OSI Layers The OSI reference model consists of seven layers. Each layer defines a set of typical networking functions. When OSI was in active development in the 1980s and 1990s, the OSI committees created new protocols and specifications to implement the functions specified by each layer. In other cases, the OSI committees did not create new protocols or standards, but instead referenced other protocols that were already defined. For instance, the IEEE defines Ethernet standards, so the OSI committees did not waste time specifying a new type of Ethernet; it simply referred to the IEEE Ethernet standards.
Because OSI does have a very well-defined set of functions associated with each of its seven layers, you can examine any networking protocol or specification and make some determination of whether it most closely matches OSI Layer 1, 2, or 3, and so on. For instance, TCP/IP’s internetworking layer, as implemented by IP, equates most directly to the OSI network layer. So, most people say that IP is a network layer, or Layer 3, protocol, using OSI terminology and numbers for the layer. Of course, if you numbered the TCP/IP model, starting at the bottom, IP would be in Layer 2—but, by convention, everyone uses the OSI standard when describing other protocols. So, using this convention, IP is a network layer protocol.

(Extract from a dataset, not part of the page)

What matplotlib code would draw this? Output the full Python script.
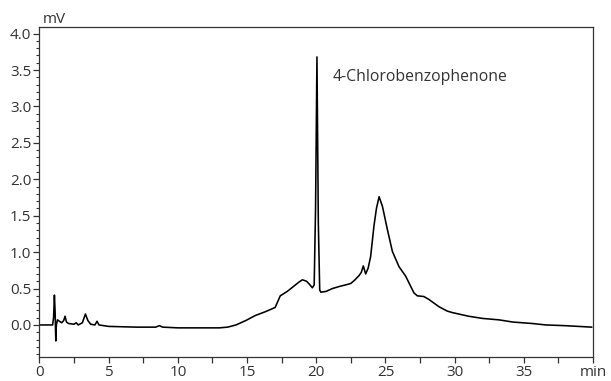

Cisco requires that CCNAs demonstrate an understanding of the functions defined by OSI for each layer, as well as some example protocols that correspond to each OSI layer. The names of the OSI reference model layers, a few of the typical protocols at each layer, and the functions of each layer are simply good things to memorize for the INTRO exam. And frankly, if you want to pursue your Cisco certifications beyond CCNA, these names and functional areas will come up continually.